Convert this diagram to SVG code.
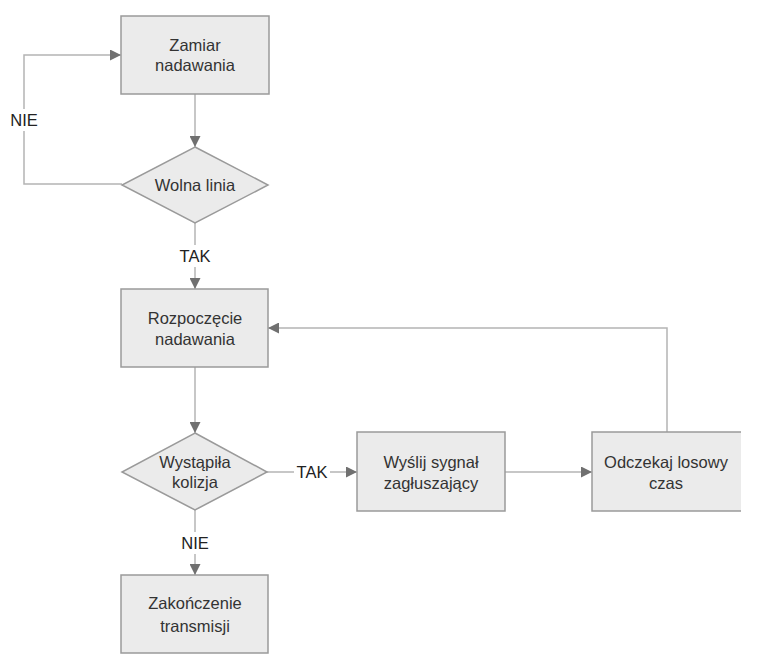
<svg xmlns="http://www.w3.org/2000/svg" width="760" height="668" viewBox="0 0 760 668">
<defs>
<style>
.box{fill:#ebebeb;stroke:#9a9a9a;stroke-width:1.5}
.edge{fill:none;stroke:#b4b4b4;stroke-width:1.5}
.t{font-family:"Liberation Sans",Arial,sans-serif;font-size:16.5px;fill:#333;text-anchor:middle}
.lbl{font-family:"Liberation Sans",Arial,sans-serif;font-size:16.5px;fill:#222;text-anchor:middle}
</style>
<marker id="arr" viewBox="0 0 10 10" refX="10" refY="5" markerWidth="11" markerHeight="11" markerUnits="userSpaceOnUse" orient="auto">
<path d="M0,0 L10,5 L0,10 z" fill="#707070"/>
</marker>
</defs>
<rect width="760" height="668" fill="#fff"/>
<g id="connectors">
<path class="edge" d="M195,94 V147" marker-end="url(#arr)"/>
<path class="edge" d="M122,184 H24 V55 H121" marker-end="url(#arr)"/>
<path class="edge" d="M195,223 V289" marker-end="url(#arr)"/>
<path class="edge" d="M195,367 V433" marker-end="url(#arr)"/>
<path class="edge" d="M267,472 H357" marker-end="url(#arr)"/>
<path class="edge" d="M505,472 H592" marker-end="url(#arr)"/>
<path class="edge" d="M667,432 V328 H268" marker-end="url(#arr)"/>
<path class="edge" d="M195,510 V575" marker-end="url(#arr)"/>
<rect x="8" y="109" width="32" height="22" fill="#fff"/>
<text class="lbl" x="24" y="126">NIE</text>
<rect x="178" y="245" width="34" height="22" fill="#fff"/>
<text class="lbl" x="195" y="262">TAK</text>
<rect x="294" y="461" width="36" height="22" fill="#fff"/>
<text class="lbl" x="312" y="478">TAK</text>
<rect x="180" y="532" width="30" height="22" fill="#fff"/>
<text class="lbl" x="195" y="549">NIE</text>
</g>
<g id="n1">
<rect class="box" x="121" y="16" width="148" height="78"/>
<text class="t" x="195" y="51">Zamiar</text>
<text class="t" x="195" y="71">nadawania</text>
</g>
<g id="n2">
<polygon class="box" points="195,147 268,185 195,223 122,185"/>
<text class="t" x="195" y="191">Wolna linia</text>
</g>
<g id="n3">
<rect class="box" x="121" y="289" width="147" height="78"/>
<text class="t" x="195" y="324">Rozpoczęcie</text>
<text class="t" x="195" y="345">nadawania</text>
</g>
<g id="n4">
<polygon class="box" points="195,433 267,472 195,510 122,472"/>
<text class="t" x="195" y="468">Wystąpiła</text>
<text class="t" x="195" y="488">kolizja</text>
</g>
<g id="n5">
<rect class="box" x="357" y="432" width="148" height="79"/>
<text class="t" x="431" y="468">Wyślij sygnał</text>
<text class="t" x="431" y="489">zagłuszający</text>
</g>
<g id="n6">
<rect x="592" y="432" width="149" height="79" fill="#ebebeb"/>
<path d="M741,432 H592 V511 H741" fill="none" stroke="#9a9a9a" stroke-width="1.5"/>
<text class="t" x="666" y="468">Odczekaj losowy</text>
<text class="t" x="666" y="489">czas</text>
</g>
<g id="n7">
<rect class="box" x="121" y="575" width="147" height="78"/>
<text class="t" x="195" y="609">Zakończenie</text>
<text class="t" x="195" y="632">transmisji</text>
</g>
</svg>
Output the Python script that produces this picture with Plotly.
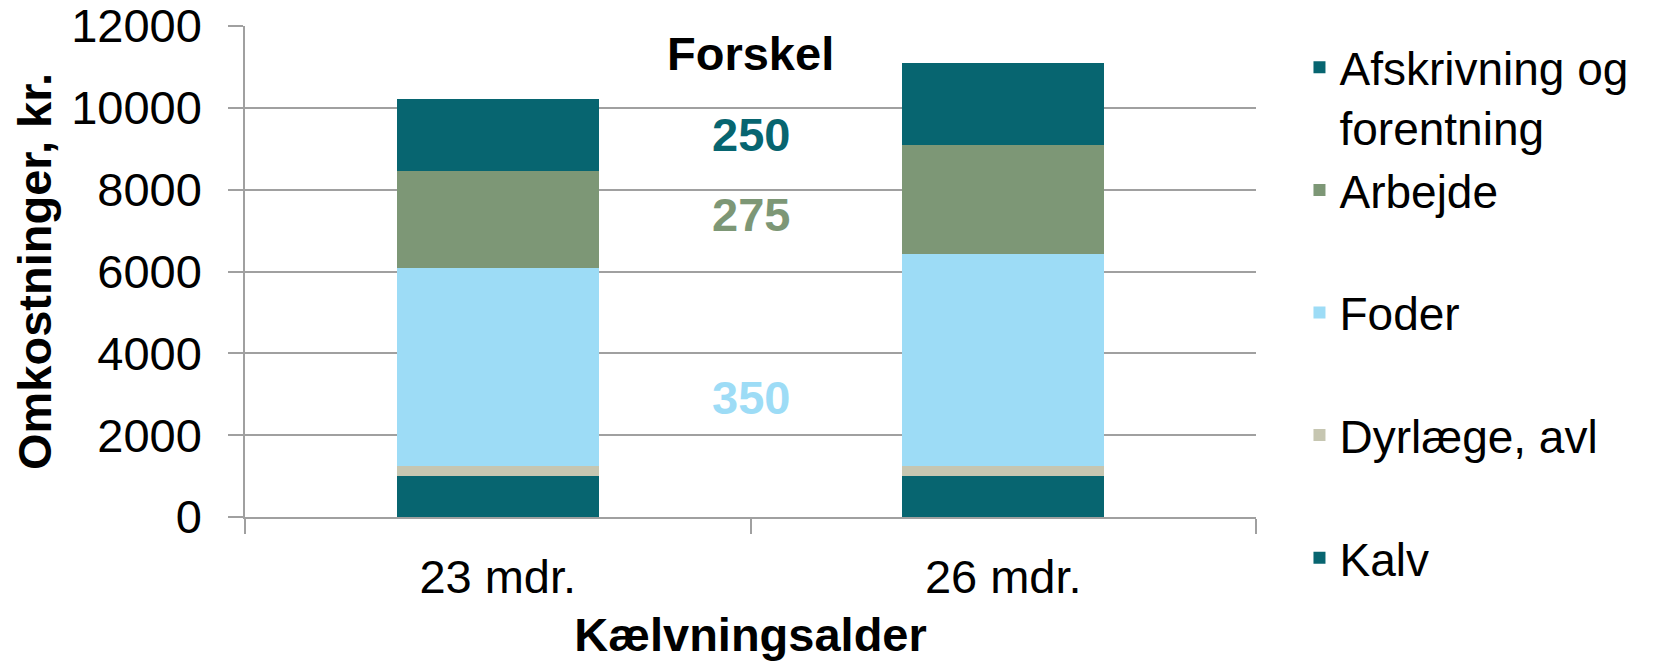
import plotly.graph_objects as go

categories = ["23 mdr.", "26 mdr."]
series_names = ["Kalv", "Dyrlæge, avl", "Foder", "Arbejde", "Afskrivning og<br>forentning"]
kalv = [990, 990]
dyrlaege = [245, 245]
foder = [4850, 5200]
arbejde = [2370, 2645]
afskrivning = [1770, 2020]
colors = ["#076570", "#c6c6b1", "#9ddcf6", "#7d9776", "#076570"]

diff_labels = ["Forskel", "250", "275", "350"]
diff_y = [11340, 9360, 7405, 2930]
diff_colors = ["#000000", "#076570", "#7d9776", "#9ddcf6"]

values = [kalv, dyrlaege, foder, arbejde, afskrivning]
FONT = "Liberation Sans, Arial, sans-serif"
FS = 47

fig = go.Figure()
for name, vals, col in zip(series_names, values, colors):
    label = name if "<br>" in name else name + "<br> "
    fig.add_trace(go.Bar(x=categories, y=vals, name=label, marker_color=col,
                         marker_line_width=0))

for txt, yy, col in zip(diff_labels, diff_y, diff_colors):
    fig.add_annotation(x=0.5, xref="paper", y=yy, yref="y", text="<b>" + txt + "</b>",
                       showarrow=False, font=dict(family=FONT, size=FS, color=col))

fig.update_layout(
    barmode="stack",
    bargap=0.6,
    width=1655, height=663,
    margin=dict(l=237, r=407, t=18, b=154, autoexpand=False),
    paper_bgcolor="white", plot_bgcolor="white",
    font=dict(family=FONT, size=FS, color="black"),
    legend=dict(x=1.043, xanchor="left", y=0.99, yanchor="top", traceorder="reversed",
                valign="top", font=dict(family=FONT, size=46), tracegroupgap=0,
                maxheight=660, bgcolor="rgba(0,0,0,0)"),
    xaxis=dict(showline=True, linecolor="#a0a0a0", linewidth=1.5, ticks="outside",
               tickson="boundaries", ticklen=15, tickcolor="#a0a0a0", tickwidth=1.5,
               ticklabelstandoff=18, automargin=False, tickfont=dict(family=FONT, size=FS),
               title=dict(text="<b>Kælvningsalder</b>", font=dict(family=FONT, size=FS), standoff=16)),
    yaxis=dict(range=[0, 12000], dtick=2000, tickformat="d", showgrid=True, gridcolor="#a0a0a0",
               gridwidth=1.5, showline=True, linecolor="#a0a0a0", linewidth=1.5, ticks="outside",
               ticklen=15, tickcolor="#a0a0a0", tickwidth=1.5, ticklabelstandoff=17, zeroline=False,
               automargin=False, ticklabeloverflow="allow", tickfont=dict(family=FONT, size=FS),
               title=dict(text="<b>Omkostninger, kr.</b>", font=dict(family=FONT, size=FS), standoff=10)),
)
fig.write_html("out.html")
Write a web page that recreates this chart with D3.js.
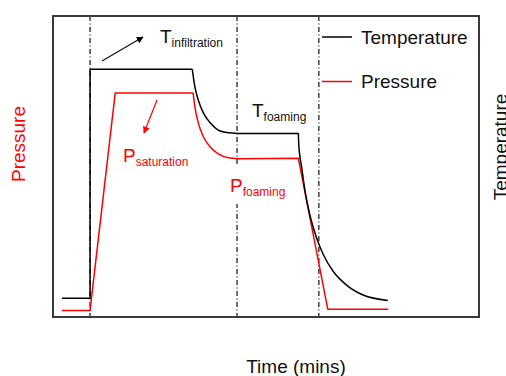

● Instruction:
Your copy of the data should match it exactly, except that pictures are left out.

● Answer to the task:
Convert this diagram to SVG code.
<svg xmlns="http://www.w3.org/2000/svg" width="760" height="668" viewBox="0 0 760 668">
<defs>
<style>
.box{fill:#ebebeb;stroke:#9a9a9a;stroke-width:1.5}
.edge{fill:none;stroke:#b4b4b4;stroke-width:1.5}
.t{font-family:"Liberation Sans",Arial,sans-serif;font-size:16.5px;fill:#333;text-anchor:middle}
.lbl{font-family:"Liberation Sans",Arial,sans-serif;font-size:16.5px;fill:#222;text-anchor:middle}
</style>
<marker id="arr" viewBox="0 0 10 10" refX="10" refY="5" markerWidth="11" markerHeight="11" markerUnits="userSpaceOnUse" orient="auto">
<path d="M0,0 L10,5 L0,10 z" fill="#707070"/>
</marker>
</defs>
<rect width="760" height="668" fill="#fff"/>
<g id="connectors">
<path class="edge" d="M195,94 V147" marker-end="url(#arr)"/>
<path class="edge" d="M122,184 H24 V55 H121" marker-end="url(#arr)"/>
<path class="edge" d="M195,223 V289" marker-end="url(#arr)"/>
<path class="edge" d="M195,367 V433" marker-end="url(#arr)"/>
<path class="edge" d="M267,472 H357" marker-end="url(#arr)"/>
<path class="edge" d="M505,472 H592" marker-end="url(#arr)"/>
<path class="edge" d="M667,432 V328 H268" marker-end="url(#arr)"/>
<path class="edge" d="M195,510 V575" marker-end="url(#arr)"/>
<rect x="8" y="109" width="32" height="22" fill="#fff"/>
<text class="lbl" x="24" y="126">NIE</text>
<rect x="178" y="245" width="34" height="22" fill="#fff"/>
<text class="lbl" x="195" y="262">TAK</text>
<rect x="294" y="461" width="36" height="22" fill="#fff"/>
<text class="lbl" x="312" y="478">TAK</text>
<rect x="180" y="532" width="30" height="22" fill="#fff"/>
<text class="lbl" x="195" y="549">NIE</text>
</g>
<g id="n1">
<rect class="box" x="121" y="16" width="148" height="78"/>
<text class="t" x="195" y="51">Zamiar</text>
<text class="t" x="195" y="71">nadawania</text>
</g>
<g id="n2">
<polygon class="box" points="195,147 268,185 195,223 122,185"/>
<text class="t" x="195" y="191">Wolna linia</text>
</g>
<g id="n3">
<rect class="box" x="121" y="289" width="147" height="78"/>
<text class="t" x="195" y="324">Rozpoczęcie</text>
<text class="t" x="195" y="345">nadawania</text>
</g>
<g id="n4">
<polygon class="box" points="195,433 267,472 195,510 122,472"/>
<text class="t" x="195" y="468">Wystąpiła</text>
<text class="t" x="195" y="488">kolizja</text>
</g>
<g id="n5">
<rect class="box" x="357" y="432" width="148" height="79"/>
<text class="t" x="431" y="468">Wyślij sygnał</text>
<text class="t" x="431" y="489">zagłuszający</text>
</g>
<g id="n6">
<rect x="592" y="432" width="149" height="79" fill="#ebebeb"/>
<path d="M741,432 H592 V511 H741" fill="none" stroke="#9a9a9a" stroke-width="1.5"/>
<text class="t" x="666" y="468">Odczekaj losowy</text>
<text class="t" x="666" y="489">czas</text>
</g>
<g id="n7">
<rect class="box" x="121" y="575" width="147" height="78"/>
<text class="t" x="195" y="609">Zakończenie</text>
<text class="t" x="195" y="632">transmisji</text>
</g>
</svg>
Output the Python script that produces this picture with Plotly.
import plotly.graph_objects as go

categories = ["23 mdr.", "26 mdr."]
series_names = ["Kalv", "Dyrlæge, avl", "Foder", "Arbejde", "Afskrivning og<br>forentning"]
kalv = [990, 990]
dyrlaege = [245, 245]
foder = [4850, 5200]
arbejde = [2370, 2645]
afskrivning = [1770, 2020]
colors = ["#076570", "#c6c6b1", "#9ddcf6", "#7d9776", "#076570"]

diff_labels = ["Forskel", "250", "275", "350"]
diff_y = [11340, 9360, 7405, 2930]
diff_colors = ["#000000", "#076570", "#7d9776", "#9ddcf6"]

values = [kalv, dyrlaege, foder, arbejde, afskrivning]
FONT = "Liberation Sans, Arial, sans-serif"
FS = 47

fig = go.Figure()
for name, vals, col in zip(series_names, values, colors):
    label = name if "<br>" in name else name + "<br> "
    fig.add_trace(go.Bar(x=categories, y=vals, name=label, marker_color=col,
                         marker_line_width=0))

for txt, yy, col in zip(diff_labels, diff_y, diff_colors):
    fig.add_annotation(x=0.5, xref="paper", y=yy, yref="y", text="<b>" + txt + "</b>",
                       showarrow=False, font=dict(family=FONT, size=FS, color=col))

fig.update_layout(
    barmode="stack",
    bargap=0.6,
    width=1655, height=663,
    margin=dict(l=237, r=407, t=18, b=154, autoexpand=False),
    paper_bgcolor="white", plot_bgcolor="white",
    font=dict(family=FONT, size=FS, color="black"),
    legend=dict(x=1.043, xanchor="left", y=0.99, yanchor="top", traceorder="reversed",
                valign="top", font=dict(family=FONT, size=46), tracegroupgap=0,
                maxheight=660, bgcolor="rgba(0,0,0,0)"),
    xaxis=dict(showline=True, linecolor="#a0a0a0", linewidth=1.5, ticks="outside",
               tickson="boundaries", ticklen=15, tickcolor="#a0a0a0", tickwidth=1.5,
               ticklabelstandoff=18, automargin=False, tickfont=dict(family=FONT, size=FS),
               title=dict(text="<b>Kælvningsalder</b>", font=dict(family=FONT, size=FS), standoff=16)),
    yaxis=dict(range=[0, 12000], dtick=2000, tickformat="d", showgrid=True, gridcolor="#a0a0a0",
               gridwidth=1.5, showline=True, linecolor="#a0a0a0", linewidth=1.5, ticks="outside",
               ticklen=15, tickcolor="#a0a0a0", tickwidth=1.5, ticklabelstandoff=17, zeroline=False,
               automargin=False, ticklabeloverflow="allow", tickfont=dict(family=FONT, size=FS),
               title=dict(text="<b>Omkostninger, kr.</b>", font=dict(family=FONT, size=FS), standoff=10)),
)
fig.write_html("out.html")
Write a web page that recreates this chart with D3.js.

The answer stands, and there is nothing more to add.